(WHAT TO PRODUCE): Print verbatim the opening line of the material and every subsequent line through the one containing "minimum width=449pt, minimum".

(COLLECTED DATA):
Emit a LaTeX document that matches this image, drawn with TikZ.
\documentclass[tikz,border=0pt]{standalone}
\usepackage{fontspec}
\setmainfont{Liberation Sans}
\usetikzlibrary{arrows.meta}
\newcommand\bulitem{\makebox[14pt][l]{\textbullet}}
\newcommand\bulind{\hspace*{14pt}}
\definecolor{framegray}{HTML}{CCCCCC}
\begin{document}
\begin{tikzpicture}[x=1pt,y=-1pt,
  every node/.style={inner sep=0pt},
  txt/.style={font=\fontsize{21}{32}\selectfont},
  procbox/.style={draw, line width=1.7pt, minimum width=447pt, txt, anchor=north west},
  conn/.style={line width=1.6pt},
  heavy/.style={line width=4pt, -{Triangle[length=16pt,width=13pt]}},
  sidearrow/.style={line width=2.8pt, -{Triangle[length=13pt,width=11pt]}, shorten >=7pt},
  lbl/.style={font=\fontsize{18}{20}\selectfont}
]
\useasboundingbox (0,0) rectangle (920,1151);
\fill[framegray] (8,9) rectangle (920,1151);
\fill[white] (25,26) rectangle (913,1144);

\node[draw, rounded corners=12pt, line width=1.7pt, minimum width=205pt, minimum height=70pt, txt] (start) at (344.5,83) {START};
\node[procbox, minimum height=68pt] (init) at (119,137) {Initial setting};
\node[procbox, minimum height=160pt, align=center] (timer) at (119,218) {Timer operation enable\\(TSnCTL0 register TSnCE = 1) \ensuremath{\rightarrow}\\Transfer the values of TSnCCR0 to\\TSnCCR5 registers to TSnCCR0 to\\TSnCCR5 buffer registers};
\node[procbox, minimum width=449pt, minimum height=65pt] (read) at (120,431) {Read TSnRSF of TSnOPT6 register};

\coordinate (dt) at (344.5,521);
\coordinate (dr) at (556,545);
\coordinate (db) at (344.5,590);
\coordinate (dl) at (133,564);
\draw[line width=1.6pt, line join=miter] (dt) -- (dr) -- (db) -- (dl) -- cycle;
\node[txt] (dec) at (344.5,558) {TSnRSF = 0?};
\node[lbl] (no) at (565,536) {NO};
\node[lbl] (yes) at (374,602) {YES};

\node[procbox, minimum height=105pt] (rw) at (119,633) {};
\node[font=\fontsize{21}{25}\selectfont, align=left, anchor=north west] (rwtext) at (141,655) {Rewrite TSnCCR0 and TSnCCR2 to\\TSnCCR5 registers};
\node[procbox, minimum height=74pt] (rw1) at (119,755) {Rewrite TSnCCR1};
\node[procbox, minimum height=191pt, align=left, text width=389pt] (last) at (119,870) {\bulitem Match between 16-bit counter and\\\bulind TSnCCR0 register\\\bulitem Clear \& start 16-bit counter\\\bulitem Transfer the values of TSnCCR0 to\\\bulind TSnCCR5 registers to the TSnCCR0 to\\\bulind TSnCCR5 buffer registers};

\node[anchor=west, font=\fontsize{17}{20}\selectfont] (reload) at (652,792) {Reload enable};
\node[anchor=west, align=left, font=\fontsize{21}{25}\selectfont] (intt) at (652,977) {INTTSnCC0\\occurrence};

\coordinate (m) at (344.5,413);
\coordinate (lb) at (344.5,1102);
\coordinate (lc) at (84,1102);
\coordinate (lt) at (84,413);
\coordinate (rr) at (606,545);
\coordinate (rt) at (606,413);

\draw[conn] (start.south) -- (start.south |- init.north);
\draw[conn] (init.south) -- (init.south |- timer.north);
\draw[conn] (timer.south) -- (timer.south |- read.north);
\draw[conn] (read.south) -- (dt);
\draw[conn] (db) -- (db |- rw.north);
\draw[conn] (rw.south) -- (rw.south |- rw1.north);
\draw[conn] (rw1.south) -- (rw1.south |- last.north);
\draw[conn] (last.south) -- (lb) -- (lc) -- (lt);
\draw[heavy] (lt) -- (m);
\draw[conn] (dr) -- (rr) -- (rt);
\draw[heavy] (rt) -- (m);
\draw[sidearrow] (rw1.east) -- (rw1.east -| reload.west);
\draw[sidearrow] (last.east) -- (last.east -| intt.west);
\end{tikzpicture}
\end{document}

(RESPONSE TO THE EXERCISE):
Emit a LaTeX document that matches this image, drawn with TikZ.
\documentclass[tikz,border=0pt]{standalone}
\usepackage{fontspec}
\setmainfont{Liberation Sans}
\usetikzlibrary{arrows.meta}
\newcommand\bulitem{\makebox[14pt][l]{\textbullet}}
\newcommand\bulind{\hspace*{14pt}}
\definecolor{framegray}{HTML}{CCCCCC}
\begin{document}
\begin{tikzpicture}[x=1pt,y=-1pt,
  every node/.style={inner sep=0pt},
  txt/.style={font=\fontsize{21}{32}\selectfont},
  procbox/.style={draw, line width=1.7pt, minimum width=447pt, txt, anchor=north west},
  conn/.style={line width=1.6pt},
  heavy/.style={line width=4pt, -{Triangle[length=16pt,width=13pt]}},
  sidearrow/.style={line width=2.8pt, -{Triangle[length=13pt,width=11pt]}, shorten >=7pt},
  lbl/.style={font=\fontsize{18}{20}\selectfont}
]
\useasboundingbox (0,0) rectangle (920,1151);
\fill[framegray] (8,9) rectangle (920,1151);
\fill[white] (25,26) rectangle (913,1144);

\node[draw, rounded corners=12pt, line width=1.7pt, minimum width=205pt, minimum height=70pt, txt] (start) at (344.5,83) {START};
\node[procbox, minimum height=68pt] (init) at (119,137) {Initial setting};
\node[procbox, minimum height=160pt, align=center] (timer) at (119,218) {Timer operation enable\\(TSnCTL0 register TSnCE = 1) \ensuremath{\rightarrow}\\Transfer the values of TSnCCR0 to\\TSnCCR5 registers to TSnCCR0 to\\TSnCCR5 buffer registers};
\node[procbox, minimum width=449pt, minimum height=65pt] (read) at (120,431) {Read TSnRSF of TSnOPT6 register};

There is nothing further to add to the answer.